The obvious downside to this is that copies of the library code must be available to do the analysis. This is not such as big problem as most developers obtain their libraries prebuilt from a vendor. Not many people compile their own version of libc. We (as analysts) just need to optain a database of libraries from different vendors. (The gentoo linux distribution is an exception to this as its users download all packages as source and compile using compiler options optimised for their machines).


rsymtab

The rsymtab suite is a collection of tools to assist in the identification of library code inside statically linked executables, and to automatically regenerate symbol table entries for that library code.

It uses the libbfd library, so should be portable to all platforms that libbfd supports. However, it also suffers from the same problems as libbfd. For ELF executables, this means that they must have a valid section header table.

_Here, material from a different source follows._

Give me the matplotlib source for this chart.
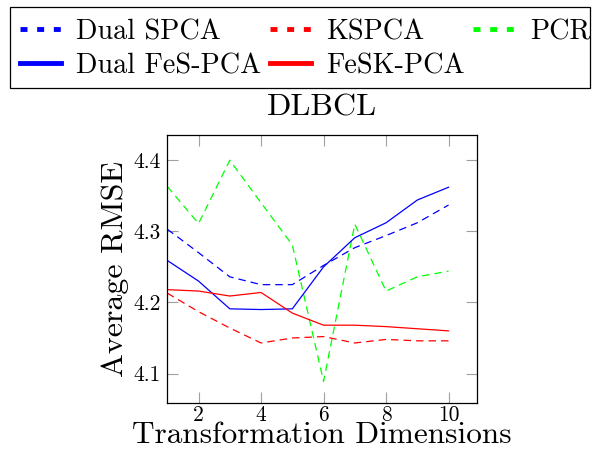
import matplotlib
matplotlib.use("Agg")
import matplotlib.pyplot as plt
from matplotlib.lines import Line2D
from matplotlib.patches import Rectangle

plt.rcParams['font.family'] = ['cmr10', 'DejaVu Serif']
plt.rcParams['mathtext.fontset'] = 'cm'
plt.rcParams['axes.unicode_minus'] = False
plt.rcParams['axes.formatter.use_mathtext'] = True

dims = [1, 2, 3, 4, 5, 6, 7, 8, 9, 10]
dual_spca = [4.303, 4.270, 4.236, 4.225, 4.225, 4.252, 4.277, 4.294, 4.312, 4.337]
dual_fes_pca = [4.259, 4.230, 4.191, 4.190, 4.191, 4.250, 4.291, 4.312, 4.344, 4.362]
kspca = [4.213, 4.187, 4.164, 4.143, 4.150, 4.152, 4.143, 4.148, 4.146, 4.146]
fesk_pca = [4.218, 4.216, 4.209, 4.214, 4.185, 4.168, 4.168, 4.166, 4.163, 4.160]
pcr = [4.363, 4.311, 4.400, 4.340, 4.281, 4.089, 4.310, 4.216, 4.236, 4.244]

xticks = [2, 4, 6, 8, 10]
yticks = [4.1, 4.2, 4.3, 4.4]

W, H = 592, 450
fig = plt.figure(figsize=(W / 100, H / 100), dpi=100)
ax = fig.add_axes([0.2826, 0.1051, 0.8052 - 0.2826, 0.6993 - 0.1051])

lw = 0.9
dash = (6, 4)
ax.plot(dims, dual_spca, color=(0, 0, 1), lw=lw, dashes=dash)
ax.plot(dims, kspca, color=(1, 0, 0), lw=lw, dashes=dash)
ax.plot(dims, pcr, color=(0, 1, 0), lw=lw, dashes=dash)
ax.plot(dims, dual_fes_pca, color=(0, 0, 1), lw=lw)
ax.plot(dims, fesk_pca, color=(1, 0, 0), lw=lw)

ax.set_xlim(1, 10.9)
ax.set_ylim(4.059, 4.435)
ax.set_xticks(xticks)
ax.set_yticks(yticks)
ax.set_xticklabels([str(t) for t in xticks])
ax.set_yticklabels([f"{t:.1f}" for t in yticks])
ax.tick_params(direction='in', length=8, width=0.8, color='#a0a0a0',
               top=True, right=True, labelsize=15.5)
ax.tick_params(axis='y', pad=4.5)
ax.tick_params(axis='x', pad=2)
for s in ax.spines.values():
    s.set_linewidth(0.9)

ax.set_xlabel('Transformation Dimensions', fontsize=22.5, labelpad=-2.5)
ax.set_ylabel('Average RMSE', fontsize=23, labelpad=3)
ax.set_title('DLBCL', fontsize=23, pad=14)

hlw = 3.5
hd = (1.43, 2.0)
handles = [
    Line2D([], [], color=(0, 0, 1), lw=hlw, dashes=hd),
    Line2D([], [], color=(0, 0, 1), lw=hlw),
    Line2D([], [], color=(1, 0, 0), lw=hlw, dashes=hd),
    Line2D([], [], color=(1, 0, 0), lw=hlw),
    Line2D([], [], color=(0, 1, 0), lw=hlw, dashes=hd),
]
labels = ['Dual SPCA', 'Dual FeS-PCA', 'KSPCA', 'FeSK-PCA', 'PCR']
leg = fig.legend(handles, labels, ncol=3, loc='upper left',
                 bbox_to_anchor=(20 / W, 1 - 19 / H), fontsize=20.3, frameon=False,
                 handlelength=1.45, handletextpad=0.55, columnspacing=0.3,
                 labelspacing=0.27, borderpad=0, borderaxespad=0)

fig.patches.append(Rectangle((10 / W, 1 - 88 / H), 580 / W, 81 / H,
                             transform=fig.transFigure, fill=False,
                             lw=0.9, ec='black'))

fig.savefig('out.png', dpi=100)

The suite consists of two tools so far, objgrep and gensymtab.

objgrep

The purpose of this tool is determine if an executable contains any of a specified collection of object files. These object files are the library files that may have been statically linked into the executable.

gensymtab

Once objgrep has determined which object files were used to link the executable, gensymtab is used to copy the symbol tables of these object files into the executable. In this way the symbol table for the executable is partially rebuilt.

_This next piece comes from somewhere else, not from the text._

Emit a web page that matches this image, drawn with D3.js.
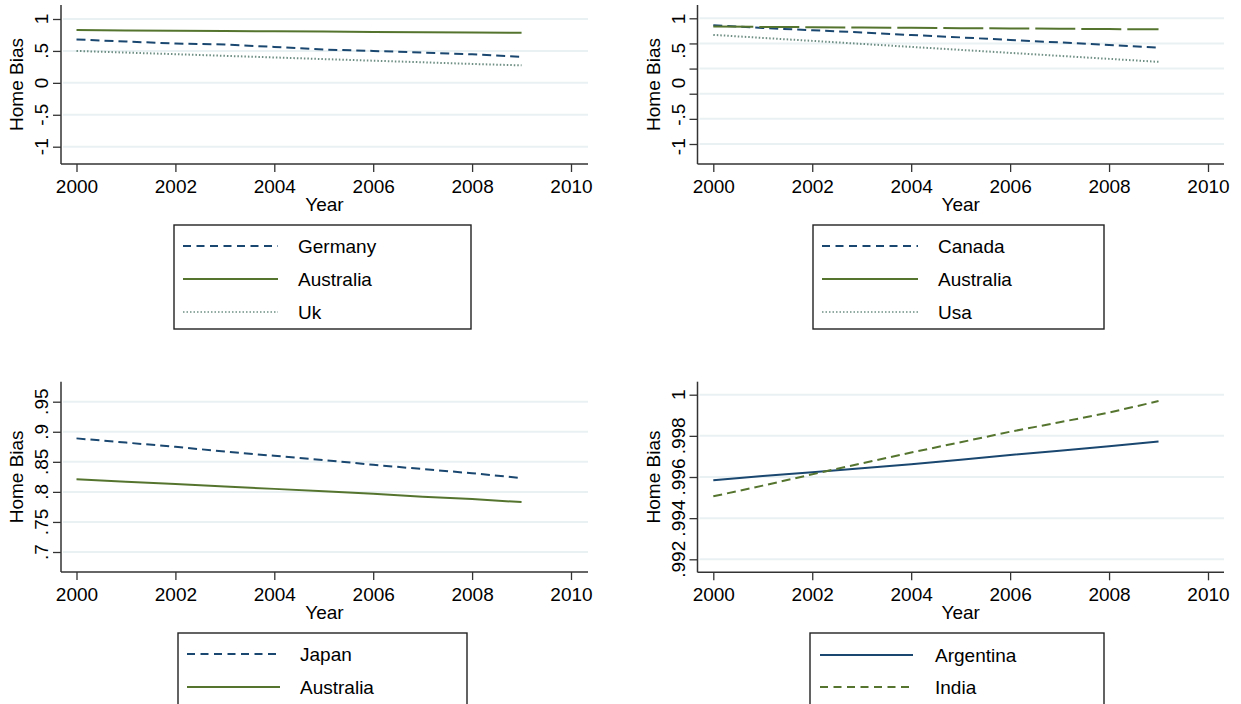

From the above descriptions, we can see that the symbol table can be rebuilt only if the exact libraries used for linking can be obtained. This limitation can be offset by obtaining many different candidate libraries and testing each until a suitable match is found. An example of this is shown in the example below.

Download

Latest version 0.7 (2004-07-01).

rsymtab-0.7.tar.gz (source)

Example - from the README

This example is based on the executable the-binary from the Honeynet Project's Reverse Challenge.

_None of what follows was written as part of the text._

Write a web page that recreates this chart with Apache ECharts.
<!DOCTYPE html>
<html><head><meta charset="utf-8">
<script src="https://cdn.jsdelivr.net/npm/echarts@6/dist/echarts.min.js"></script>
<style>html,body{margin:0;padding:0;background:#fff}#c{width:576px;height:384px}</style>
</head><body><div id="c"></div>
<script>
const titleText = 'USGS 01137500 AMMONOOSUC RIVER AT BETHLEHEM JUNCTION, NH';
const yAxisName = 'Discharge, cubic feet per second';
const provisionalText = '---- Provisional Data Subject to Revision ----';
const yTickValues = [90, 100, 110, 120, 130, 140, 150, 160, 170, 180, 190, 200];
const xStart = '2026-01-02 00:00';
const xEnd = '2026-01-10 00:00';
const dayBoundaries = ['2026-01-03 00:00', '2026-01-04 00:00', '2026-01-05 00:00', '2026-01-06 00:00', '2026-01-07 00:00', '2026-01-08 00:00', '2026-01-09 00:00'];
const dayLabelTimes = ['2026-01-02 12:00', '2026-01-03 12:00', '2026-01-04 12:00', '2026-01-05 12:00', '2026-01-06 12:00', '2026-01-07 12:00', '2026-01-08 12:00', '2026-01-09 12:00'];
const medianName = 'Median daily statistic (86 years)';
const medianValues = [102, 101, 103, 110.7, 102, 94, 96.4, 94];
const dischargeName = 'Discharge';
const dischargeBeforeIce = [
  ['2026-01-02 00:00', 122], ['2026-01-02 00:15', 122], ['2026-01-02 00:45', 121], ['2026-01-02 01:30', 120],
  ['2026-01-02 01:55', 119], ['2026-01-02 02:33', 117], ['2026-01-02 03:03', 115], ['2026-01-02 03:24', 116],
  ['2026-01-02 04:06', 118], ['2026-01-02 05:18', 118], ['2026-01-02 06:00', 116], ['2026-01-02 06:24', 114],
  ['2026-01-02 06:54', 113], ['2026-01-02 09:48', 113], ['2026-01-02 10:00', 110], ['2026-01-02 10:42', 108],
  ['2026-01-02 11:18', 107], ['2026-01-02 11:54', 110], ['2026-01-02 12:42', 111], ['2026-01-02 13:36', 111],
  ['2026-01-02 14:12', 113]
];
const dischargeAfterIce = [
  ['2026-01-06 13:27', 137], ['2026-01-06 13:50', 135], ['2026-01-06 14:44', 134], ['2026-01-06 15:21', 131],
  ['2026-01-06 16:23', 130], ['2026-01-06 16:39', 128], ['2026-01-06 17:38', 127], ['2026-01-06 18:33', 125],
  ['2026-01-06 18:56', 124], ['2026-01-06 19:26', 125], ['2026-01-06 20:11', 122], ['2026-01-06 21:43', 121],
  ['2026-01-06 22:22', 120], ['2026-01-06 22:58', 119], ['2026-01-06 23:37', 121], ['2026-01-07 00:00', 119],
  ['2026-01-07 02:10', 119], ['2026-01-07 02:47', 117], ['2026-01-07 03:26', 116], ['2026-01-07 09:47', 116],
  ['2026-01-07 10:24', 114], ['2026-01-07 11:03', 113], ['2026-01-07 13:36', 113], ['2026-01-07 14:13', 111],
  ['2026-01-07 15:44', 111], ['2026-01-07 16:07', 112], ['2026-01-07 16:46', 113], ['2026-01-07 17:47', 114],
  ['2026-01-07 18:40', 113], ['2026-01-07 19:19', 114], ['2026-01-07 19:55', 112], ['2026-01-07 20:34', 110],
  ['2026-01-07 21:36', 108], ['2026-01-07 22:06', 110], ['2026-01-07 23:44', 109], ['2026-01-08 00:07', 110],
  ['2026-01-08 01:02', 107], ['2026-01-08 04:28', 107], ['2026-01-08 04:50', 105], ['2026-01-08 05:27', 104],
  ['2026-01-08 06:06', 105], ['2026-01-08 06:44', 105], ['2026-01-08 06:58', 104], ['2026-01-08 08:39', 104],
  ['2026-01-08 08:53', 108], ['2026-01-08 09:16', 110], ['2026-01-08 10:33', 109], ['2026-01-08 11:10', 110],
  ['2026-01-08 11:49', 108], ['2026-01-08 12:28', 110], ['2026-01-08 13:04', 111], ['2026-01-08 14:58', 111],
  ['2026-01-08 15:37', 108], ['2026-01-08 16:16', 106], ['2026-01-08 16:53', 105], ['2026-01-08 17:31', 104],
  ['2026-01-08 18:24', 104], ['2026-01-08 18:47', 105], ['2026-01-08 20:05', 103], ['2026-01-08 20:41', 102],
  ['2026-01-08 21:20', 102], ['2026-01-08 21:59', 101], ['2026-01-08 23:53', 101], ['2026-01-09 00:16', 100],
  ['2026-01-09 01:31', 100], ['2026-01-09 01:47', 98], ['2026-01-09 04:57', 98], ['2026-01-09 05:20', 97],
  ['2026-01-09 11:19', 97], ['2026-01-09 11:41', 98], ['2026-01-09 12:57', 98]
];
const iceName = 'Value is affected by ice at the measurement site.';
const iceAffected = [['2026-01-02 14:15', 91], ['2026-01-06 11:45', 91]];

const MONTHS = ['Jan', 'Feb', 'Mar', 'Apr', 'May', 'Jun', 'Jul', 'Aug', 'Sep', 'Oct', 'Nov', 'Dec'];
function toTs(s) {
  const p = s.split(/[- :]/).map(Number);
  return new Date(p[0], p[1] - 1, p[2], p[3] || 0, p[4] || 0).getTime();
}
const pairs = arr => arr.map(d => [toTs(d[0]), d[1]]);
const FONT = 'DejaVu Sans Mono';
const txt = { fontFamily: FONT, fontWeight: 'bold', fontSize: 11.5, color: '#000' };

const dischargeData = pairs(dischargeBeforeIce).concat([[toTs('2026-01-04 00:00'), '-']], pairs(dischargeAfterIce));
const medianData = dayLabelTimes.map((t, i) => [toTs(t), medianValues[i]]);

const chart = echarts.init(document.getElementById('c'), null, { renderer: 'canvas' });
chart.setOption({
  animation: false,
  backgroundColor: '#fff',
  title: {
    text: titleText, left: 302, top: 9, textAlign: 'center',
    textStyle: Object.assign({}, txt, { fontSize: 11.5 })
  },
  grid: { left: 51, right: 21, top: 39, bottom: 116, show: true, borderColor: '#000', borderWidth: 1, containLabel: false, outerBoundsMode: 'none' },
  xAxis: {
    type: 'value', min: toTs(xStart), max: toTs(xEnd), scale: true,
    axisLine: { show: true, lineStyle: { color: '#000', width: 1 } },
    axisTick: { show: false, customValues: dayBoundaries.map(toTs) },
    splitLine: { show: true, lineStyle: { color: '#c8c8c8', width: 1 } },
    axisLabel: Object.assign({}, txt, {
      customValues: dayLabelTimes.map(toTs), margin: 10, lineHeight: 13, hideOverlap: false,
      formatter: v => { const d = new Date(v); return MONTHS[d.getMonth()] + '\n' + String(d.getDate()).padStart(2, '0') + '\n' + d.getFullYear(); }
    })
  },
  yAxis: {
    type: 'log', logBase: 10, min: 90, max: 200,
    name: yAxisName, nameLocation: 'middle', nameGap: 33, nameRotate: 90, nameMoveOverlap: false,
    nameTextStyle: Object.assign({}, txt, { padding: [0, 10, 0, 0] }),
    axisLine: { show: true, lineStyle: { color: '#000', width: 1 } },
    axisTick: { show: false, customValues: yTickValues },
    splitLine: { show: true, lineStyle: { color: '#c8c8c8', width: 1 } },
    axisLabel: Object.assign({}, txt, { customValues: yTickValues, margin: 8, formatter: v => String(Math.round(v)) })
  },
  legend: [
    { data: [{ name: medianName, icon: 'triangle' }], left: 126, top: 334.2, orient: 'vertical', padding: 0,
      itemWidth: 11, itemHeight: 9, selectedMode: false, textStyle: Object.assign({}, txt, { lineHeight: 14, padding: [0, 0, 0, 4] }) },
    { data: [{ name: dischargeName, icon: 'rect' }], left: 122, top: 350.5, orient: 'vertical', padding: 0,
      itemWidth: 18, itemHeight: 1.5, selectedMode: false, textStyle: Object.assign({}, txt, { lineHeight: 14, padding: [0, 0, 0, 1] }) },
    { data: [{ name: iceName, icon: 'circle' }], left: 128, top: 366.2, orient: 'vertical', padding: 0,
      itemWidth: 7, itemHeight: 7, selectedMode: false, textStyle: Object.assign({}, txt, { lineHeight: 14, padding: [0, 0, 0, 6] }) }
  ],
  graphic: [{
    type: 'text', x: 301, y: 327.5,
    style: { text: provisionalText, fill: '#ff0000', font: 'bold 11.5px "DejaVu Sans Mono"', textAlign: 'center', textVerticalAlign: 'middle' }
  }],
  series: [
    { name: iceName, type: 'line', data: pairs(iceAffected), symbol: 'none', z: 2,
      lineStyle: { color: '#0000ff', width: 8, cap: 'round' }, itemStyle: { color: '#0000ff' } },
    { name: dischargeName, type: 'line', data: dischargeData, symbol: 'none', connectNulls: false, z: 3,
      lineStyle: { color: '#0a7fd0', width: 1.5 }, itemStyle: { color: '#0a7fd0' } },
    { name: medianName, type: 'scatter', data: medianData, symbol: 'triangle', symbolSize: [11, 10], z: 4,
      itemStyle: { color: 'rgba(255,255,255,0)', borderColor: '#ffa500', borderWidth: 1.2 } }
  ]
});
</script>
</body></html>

After preliminary analysis, we have determined that the statically linked and stripped (linux i386) executable was compiled with gcc 2.7.2.1.2 and linked against libc-5.3.12

Examining linux distributions shows that slackware-3.1 and redhat-4.x shipped with these versions of libc5. Here we examine each distribution to find the most likely candidate:

$ objgrep --summary the-binary redhat-4.0/libc-5.3.12-8/libc.a 
found 155 matches.

$ objgrep --summary the-binary redhat-4.1/libc-5.3.12-17/libc.a 
found 111 matches.

$ objgrep --summary the-binary redhat-4.2/libc-5.3.12-18/libc.a 
found 111 matches.

$ objgrep --summary the-binary redhat-4.2/libc-5.3.12-18.2/libc.a
found 27 matches.

$ objgrep --summary the-binary redhat-4.2/libc-5.3.12-18.5/libc.a
found 27 matches.

$ objgrep --summary the-binary slackware-3.1/libc-5.3.12/libc.a 
found 173 matches.

From this we see that slackware-3.1 is the most likely candidate for the compile platform as it has the most matches.

Now we do an exhaustive search for matches in all sections of the executable. The results of the search are stored in the file out:

$ objgrep --verbose the-binary slackware-3.1/gcc-2.7.2/libgcc.a slackware-3.1/libc-5.3.12/* --output out
processing slackware-3.1/gcc-2.7.2/libgcc.a ... found 4 matches.
processing slackware-3.1/libc-5.3.12/crt1.o ... found 1 matches.
processing slackware-3.1/libc-5.3.12/crtbegin.o ... found 2 matches.
processing slackware-3.1/libc-5.3.12/crtbeginS.o ... found 0 matches.
processing slackware-3.1/libc-5.3.12/crtend.o ... found 2 matches.
processing slackware-3.1/libc-5.3.12/crtendS.o ... found 0 matches.
processing slackware-3.1/libc-5.3.12/crti.o ... found 0 matches.
processing slackware-3.1/libc-5.3.12/crtn.o ... found 2 matches.
processing slackware-3.1/libc-5.3.12/gcrt1.o ... found 0 matches.
processing slackware-3.1/libc-5.3.12/libbsd.a ... found 0 matches.
processing slackware-3.1/libc-5.3.12/libc.a ... found 234 matches.
processing slackware-3.1/libc-5.3.12/libcurses.a ... found 0 matches.
processing slackware-3.1/libc-5.3.12/libdb.a ... found 0 matches.
processing slackware-3.1/libc-5.3.12/libgmon.a ... found 0 matches.
processing slackware-3.1/libc-5.3.12/libieee.a ... found 0 matches.
processing slackware-3.1/libc-5.3.12/libm.a ... found 0 matches.
processing slackware-3.1/libc-5.3.12/libmcheck.a ... found 0 matches.
processing slackware-3.1/libc-5.3.12/libtermcap.a ... found 0 matches.

Now the matches have been found, generate the symbol table:

$ gensymtab out

So the symbol table should have been partially regenerated. Lets check this by disassembling the executable. The results below show that it worked:

$ objdump -d the-binary
[snip]
 80485bc:       6a 0a                   push   $0xa
 80485be:       e8 09 d1 00 00          call   80556cc <sleep>
 80485c3:       6a 09                   push   $0x9
 80485c5:       a1 70 e7 07 08          mov    0x807e770,%eax
 80485ca:       50                      push   %eax
 80485cb:       e8 e0 ec 00 00          call   80572b0 <__libc_kill>
 80485d0:       6a 00                   push   $0x0
 80485d2:       e8 e5 d9 00 00          call   8055fbc <exit>
[snip]